Esa vida plena en el corto tiempo exige mucho sexo, música, fiestas y licor. De aquí que un viejo como Fernando, su protagonista, es consciente de la suerte de conseguir afecto de esos jovencitos de vida presurosa. Es una suerte que acepta consciente de lo artificiosa y fugaz de la experiencia. La acepta como un espacio de felicidad en un océano de maldad. Esa es su Medellín, su Colombia, la de los periódicos amarillistas, los periodistas «paparazzis» y los políticos de mala muerte.

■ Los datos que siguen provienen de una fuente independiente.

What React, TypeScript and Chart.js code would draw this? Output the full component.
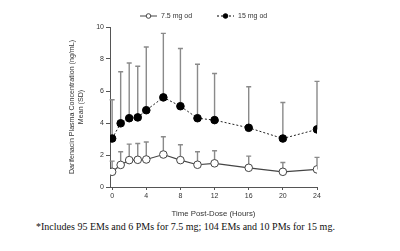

En un mundo así, justo como el de Vallejo, uno se pregunta si el autor mismo no experimenta una cierta nostalgia de Dios, un anhelo profundo de una deidad justiciera, buena y hasta clemente. La frase siguiente puede hacernos sospechar esto:
«Â¿Y Cristo dónde está? ¿El puritano rabioso que sacó a fuete a los mercaderes del tempo? ¿Es que la cruz lo curó de rabietas, y ya no ve ni oye ni huele?».
¿Hay acaso una melancolía de Dios en tanta rabieta de Vallejo? Eso lo puede resolver usted cuando lea la obra. Se la recomiendo.